STATED GOAL -
Below is some material; set it all down exactly, apart from the pictures.

RECORDED DATA -
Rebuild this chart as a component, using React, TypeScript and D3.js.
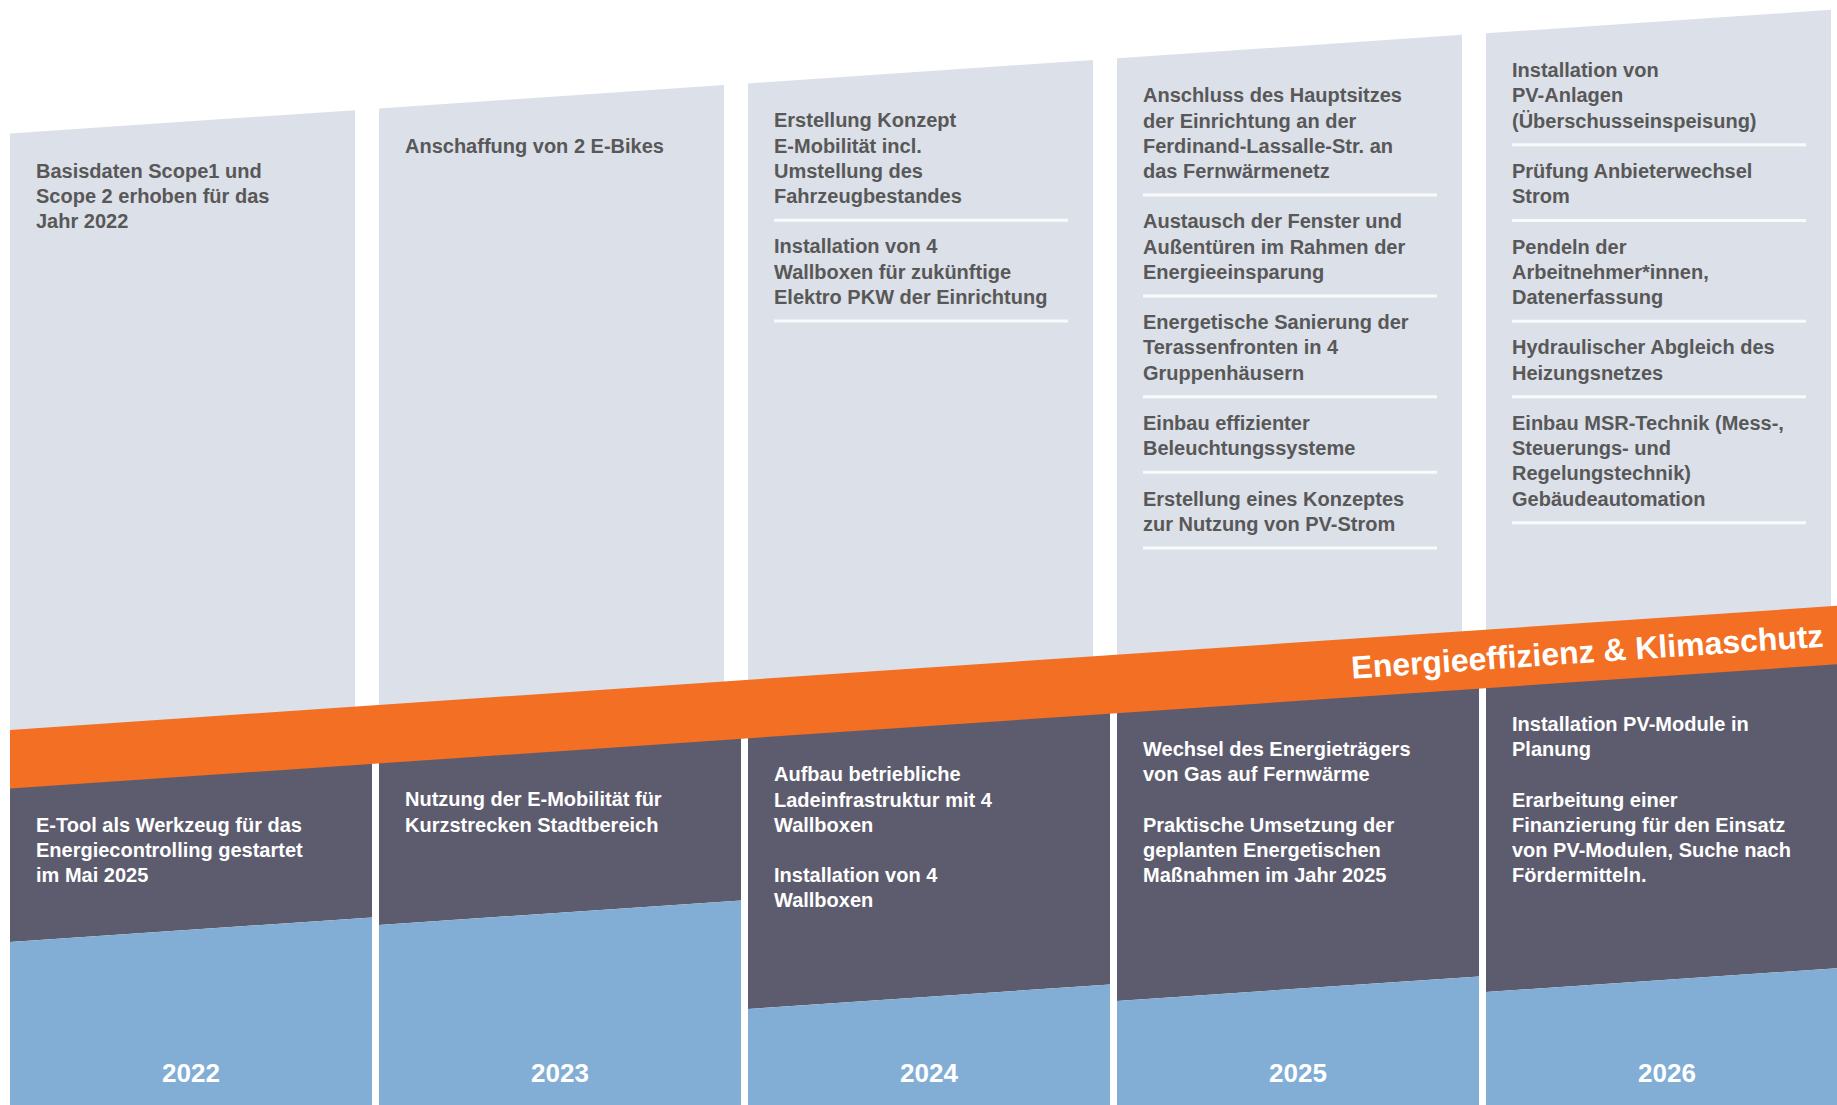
import React from 'react';
import * as d3 from 'd3';

const years = ['2022', '2023', '2024', '2025', '2026'];

const plannedMeasures: string[][][] = [
  [['Basisdaten Scope1 und', 'Scope 2 erhoben für das', 'Jahr 2022']],
  [['Anschaffung von 2 E-Bikes']],
  [
    ['Erstellung Konzept', 'E-Mobilität incl.', 'Umstellung des', 'Fahrzeugbestandes'],
    ['Installation von 4', 'Wallboxen für zukünftige', 'Elektro PKW der Einrichtung'],
  ],
  [
    ['Anschluss des Hauptsitzes', 'der Einrichtung an der', 'Ferdinand-Lassalle-Str. an', 'das Fernwärmenetz'],
    ['Austausch der Fenster und', 'Außentüren im Rahmen der', 'Energieeinsparung'],
    ['Energetische Sanierung der', 'Terassenfronten in 4', 'Gruppenhäusern'],
    ['Einbau effizienter', 'Beleuchtungssysteme'],
    ['Erstellung eines Konzeptes', 'zur Nutzung von PV-Strom'],
  ],
  [
    ['Installation von', 'PV-Anlagen', '(Überschusseinspeisung)'],
    ['Prüfung Anbieterwechsel', 'Strom'],
    ['Pendeln der', 'Arbeitnehmer*innen,', 'Datenerfassung'],
    ['Hydraulischer Abgleich des', 'Heizungsnetzes'],
    ['Einbau MSR-Technik (Mess-,', 'Steuerungs- und', 'Regelungstechnik)', 'Gebäudeautomation'],
  ],
];

const implementedMeasures: string[][][] = [
  [['E-Tool als Werkzeug für das', 'Energiecontrolling gestartet', 'im Mai 2025']],
  [['Nutzung der E-Mobilität für', 'Kurzstrecken Stadtbereich']],
  [['Aufbau betriebliche', 'Ladeinfrastruktur mit 4', 'Wallboxen'], ['Installation von 4', 'Wallboxen']],
  [['Wechsel des Energieträgers', 'von Gas auf Fernwärme'], ['Praktische Umsetzung der', 'geplanten Energetischen', 'Maßnahmen im Jahr 2025']],
  [['Installation PV-Module in', 'Planung'], ['Erarbeitung einer', 'Finanzierung für den Einsatz', 'von PV-Modulen, Suche nach', 'Fördermitteln.']],
];

// height of the blue "achieved" block at each column's left edge
const progressLevels = [163, 180, 96, 104, 113];

const bannerLabel = 'Energieeffizienz & Klimaschutz';

const W = 1837;
const H = 1105;
const FONT = '"Liberation Sans", Arial, Helvetica, sans-serif';
const C_LIGHT = '#dce0e9';
const C_DARK = '#5d5c6e';
const C_BLUE = '#82aed5';
const C_ORANGE = '#f26f24';
const C_TEXT = '#585858';

const TILT = -0.068;
const STEP = 369;
const X0 = 10;
const UPPER_W = 345;
const LOWER_W = 362;
const LINE_H = 25.2;

export default function App() {
  const xBand = d3
    .scaleBand<string>()
    .domain(years)
    .range([X0, X0 + STEP * years.length])
    .paddingInner(0)
    .paddingOuter(0);

  const topEdge = (x: number) => 133.6 + TILT * (x - X0);
  const bandTop = (x: number) => 730 + TILT * (x - X0);
  const bandBottom = (x: number) => 788.5 + TILT * (x - X0);

  const levelY = d3.scaleLinear().domain([0, 200]).range([H, H - 200]);

  const line = d3.line<[number, number]>();
  const poly = (pts: [number, number][]) => line(pts) + 'Z';

  const bannerAngle = (Math.atan(TILT) * 180) / Math.PI;

  return (
    <div style={{ position: 'absolute', left: 0, top: 0 }}>
      <svg width={W} height={H} style={{ display: 'block', background: '#fff' }}>
        {years.map((yr, i) => {
          const x0 = xBand(yr) as number;
          const xu = x0 + UPPER_W;
          const xl = Math.min(x0 + LOWER_W, W);
          const yb0 = levelY(progressLevels[i]);
          const yb = (x: number) => yb0 + TILT * (x - x0);
          return (
            <g key={yr}>
              <path
                d={poly([
                  [x0, topEdge(x0)],
                  [xu, topEdge(xu)],
                  [xu, bandTop(xu) + 4],
                  [x0, bandTop(x0) + 4],
                ])}
                fill={C_LIGHT}
              />
              <path
                d={poly([
                  [x0, bandBottom(x0) - 4],
                  [xl, bandBottom(xl) - 4],
                  [xl, yb(xl)],
                  [x0, yb(x0)],
                ])}
                fill={C_DARK}
              />
              <path
                d={poly([
                  [x0, yb(x0)],
                  [xl, yb(xl)],
                  [xl, H],
                  [x0, H],
                ])}
                fill={C_BLUE}
              />
            </g>
          );
        })}

        <path
          d={poly([
            [X0, bandTop(X0)],
            [W, bandTop(W)],
            [W, bandBottom(W)],
            [X0, bandBottom(X0)],
          ])}
          fill={C_ORANGE}
        />
        <text
          transform={`translate(1824, ${bandTop(1824) + 40}) rotate(${bannerAngle})`}
          textAnchor="end"
          fontFamily={FONT}
          fontWeight="bold"
          fontSize={32}
          fill="#fff"
        >
          {bannerLabel}
        </text>

        {years.map((yr, i) => {
          const x0 = xBand(yr) as number;
          const tx = x0 + 26;
          const base = topEdge(x0) + 44;
          const items = plannedMeasures[i];
          const out: React.ReactNode[] = [];
          let slot = 0;
          items.forEach((item, j) => {
            item.forEach((ln, k) => {
              out.push(
                <text key={`t${j}-${k}`} x={tx} y={base + slot * LINE_H}>
                  {ln}
                </text>
              );
              slot++;
            });
            if (items.length > 1) {
              const ly = base + slot * LINE_H - 8;
              out.push(
                <line
                  key={`l${j}`}
                  x1={tx}
                  x2={x0 + 320}
                  y1={ly}
                  y2={ly}
                  stroke="#f9fafc"
                  strokeWidth={3}
                />
              );
            }
            slot++;
          });
          return (
            <g key={`up${yr}`} fontFamily={FONT} fontWeight="bold" fontSize={20} fill={C_TEXT}>
              {out}
            </g>
          );
        })}

        {years.map((yr, i) => {
          const x0 = xBand(yr) as number;
          const tx = x0 + 26;
          const base = bandBottom(x0) + 43;
          const out: React.ReactNode[] = [];
          let slot = 0;
          implementedMeasures[i].forEach((item, j) => {
            item.forEach((ln, k) => {
              out.push(
                <text key={`t${j}-${k}`} x={tx} y={base + slot * LINE_H}>
                  {ln}
                </text>
              );
              slot++;
            });
            slot++;
          });
          return (
            <g key={`lo${yr}`} fontFamily={FONT} fontWeight="bold" fontSize={20} fill="#fff">
              {out}
            </g>
          );
        })}

        {years.map((yr) => {
          const x0 = xBand(yr) as number;
          return (
            <text
              key={`yr${yr}`}
              x={x0 + LOWER_W / 2}
              y={1082}
              textAnchor="middle"
              fontFamily={FONT}
              fontWeight="bold"
              fontSize={26}
              fill="#fff"
            >
              {yr}
            </text>
          );
        })}
      </svg>
    </div>
  );
}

WORKED ANSWER -
Rebuild this chart as a component, using React, TypeScript and D3.js.
import React from 'react';
import * as d3 from 'd3';

const years = ['2022', '2023', '2024', '2025', '2026'];

const plannedMeasures: string[][][] = [
  [['Basisdaten Scope1 und', 'Scope 2 erhoben für das', 'Jahr 2022']],
  [['Anschaffung von 2 E-Bikes']],
  [
    ['Erstellung Konzept', 'E-Mobilität incl.', 'Umstellung des', 'Fahrzeugbestandes'],
    ['Installation von 4', 'Wallboxen für zukünftige', 'Elektro PKW der Einrichtung'],
  ],
  [
    ['Anschluss des Hauptsitzes', 'der Einrichtung an der', 'Ferdinand-Lassalle-Str. an', 'das Fernwärmenetz'],
    ['Austausch der Fenster und', 'Außentüren im Rahmen der', 'Energieeinsparung'],
    ['Energetische Sanierung der', 'Terassenfronten in 4', 'Gruppenhäusern'],
    ['Einbau effizienter', 'Beleuchtungssysteme'],
    ['Erstellung eines Konzeptes', 'zur Nutzung von PV-Strom'],
  ],
  [
    ['Installation von', 'PV-Anlagen', '(Überschusseinspeisung)'],
    ['Prüfung Anbieterwechsel', 'Strom'],
    ['Pendeln der', 'Arbeitnehmer*innen,', 'Datenerfassung'],
    ['Hydraulischer Abgleich des', 'Heizungsnetzes'],
    ['Einbau MSR-Technik (Mess-,', 'Steuerungs- und', 'Regelungstechnik)', 'Gebäudeautomation'],
  ],
];

const implementedMeasures: string[][][] = [
  [['E-Tool als Werkzeug für das', 'Energiecontrolling gestartet', 'im Mai 2025']],
  [['Nutzung der E-Mobilität für', 'Kurzstrecken Stadtbereich']],
  [['Aufbau betriebliche', 'Ladeinfrastruktur mit 4', 'Wallboxen'], ['Installation von 4', 'Wallboxen']],
  [['Wechsel des Energieträgers', 'von Gas auf Fernwärme'], ['Praktische Umsetzung der', 'geplanten Energetischen', 'Maßnahmen im Jahr 2025']],
  [['Installation PV-Module in', 'Planung'], ['Erarbeitung einer', 'Finanzierung für den Einsatz', 'von PV-Modulen, Suche nach', 'Fördermitteln.']],
];

// height of the blue "achieved" block at each column's left edge
const progressLevels = [163, 180, 96, 104, 113];

const bannerLabel = 'Energieeffizienz & Klimaschutz';

const W = 1837;
const H = 1105;
const FONT = '"Liberation Sans", Arial, Helvetica, sans-serif';
const C_LIGHT = '#dce0e9';
const C_DARK = '#5d5c6e';
const C_BLUE = '#82aed5';
const C_ORANGE = '#f26f24';
const C_TEXT = '#585858';

const TILT = -0.068;
const STEP = 369;
const X0 = 10;
const UPPER_W = 345;
const LOWER_W = 362;
const LINE_H = 25.2;

export default function App() {
  const xBand = d3
    .scaleBand<string>()
    .domain(years)
    .range([X0, X0 + STEP * years.length])
    .paddingInner(0)
    .paddingOuter(0);

  const topEdge = (x: number) => 133.6 + TILT * (x - X0);
  const bandTop = (x: number) => 730 + TILT * (x - X0);
  const bandBottom = (x: number) => 788.5 + TILT * (x - X0);

  const levelY = d3.scaleLinear().domain([0, 200]).range([H, H - 200]);

  const line = d3.line<[number, number]>();
  const poly = (pts: [number, number][]) => line(pts) + 'Z';

  const bannerAngle = (Math.atan(TILT) * 180) / Math.PI;

  return (
    <div style={{ position: 'absolute', left: 0, top: 0 }}>
      <svg width={W} height={H} style={{ display: 'block', background: '#fff' }}>
        {years.map((yr, i) => {
          const x0 = xBand(yr) as number;
          const xu = x0 + UPPER_W;
          const xl = Math.min(x0 + LOWER_W, W);
          const yb0 = levelY(progressLevels[i]);
          const yb = (x: number) => yb0 + TILT * (x - x0);
          return (
            <g key={yr}>
              <path
                d={poly([
                  [x0, topEdge(x0)],
                  [xu, topEdge(xu)],
                  [xu, bandTop(xu) + 4],
                  [x0, bandTop(x0) + 4],
                ])}
                fill={C_LIGHT}
              />
              <path
                d={poly([
                  [x0, bandBottom(x0) - 4],
                  [xl, bandBottom(xl) - 4],
                  [xl, yb(xl)],
                  [x0, yb(x0)],
                ])}
                fill={C_DARK}
              />
              <path
                d={poly([
                  [x0, yb(x0)],
                  [xl, yb(xl)],
                  [xl, H],
                  [x0, H],
                ])}
                fill={C_BLUE}
              />
            </g>
          );
        })}

        <path
          d={poly([
            [X0, bandTop(X0)],
            [W, bandTop(W)],
            [W, bandBottom(W)],
            [X0, bandBottom(X0)],
          ])}
          fill={C_ORANGE}
        />
        <text
          transform={`translate(1824, ${bandTop(1824) + 40}) rotate(${bannerAngle})`}
          textAnchor="end"
          fontFamily={FONT}
          fontWeight="bold"
          fontSize={32}
          fill="#fff"
        >
          {bannerLabel}
        </text>

        {years.map((yr, i) => {
          const x0 = xBand(yr) as number;
          const tx = x0 + 26;
          const base = topEdge(x0) + 44;
          const items = plannedMeasures[i];
          const out: React.ReactNode[] = [];
          let slot = 0;
          items.forEach((item, j) => {
            item.forEach((ln, k) => {
              out.push(
                <text key={`t${j}-${k}`} x={tx} y={base + slot * LINE_H}>
                  {ln}
                </text>
              );
              slot++;
            });
            if (items.length > 1) {
              const ly = base + slot * LINE_H - 8;
              out.push(
                <line
                  key={`l${j}`}
                  x1={tx}
                  x2={x0 + 320}
                  y1={ly}
                  y2={ly}
                  stroke="#f9fafc"
                  strokeWidth={3}
                />
              );
            }
            slot++;
          });
          return (
            <g key={`up${yr}`} fontFamily={FONT} fontWeight="bold" fontSize={20} fill={C_TEXT}>
              {out}
            </g>
          );
        })}

        {years.map((yr, i) => {
          const x0 = xBand(yr) as number;
          const tx = x0 + 26;
          const base = bandBottom(x0) + 43;
          const out: React.ReactNode[] = [];
          let slot = 0;
          implementedMeasures[i].forEach((item, j) => {
            item.forEach((ln, k) => {
              out.push(
                <text key={`t${j}-${k}`} x={tx} y={base + slot * LINE_H}>
                  {ln}
                </text>
              );
              slot++;
            });
            slot++;
          });
          return (
            <g key={`lo${yr}`} fontFamily={FONT} fontWeight="bold" fontSize={20} fill="#fff">
              {out}
            </g>
          );
        })}

        {years.map((yr) => {
          const x0 = xBand(yr) as number;
          return (
            <text
              key={`yr${yr}`}
              x={x0 + LOWER_W / 2}
              y={1082}
              textAnchor="middle"
              fontFamily={FONT}
              fontWeight="bold"
              fontSize={26}
              fill="#fff"
            >
              {yr}
            </text>
          );
        })}
      </svg>
    </div>
  );
}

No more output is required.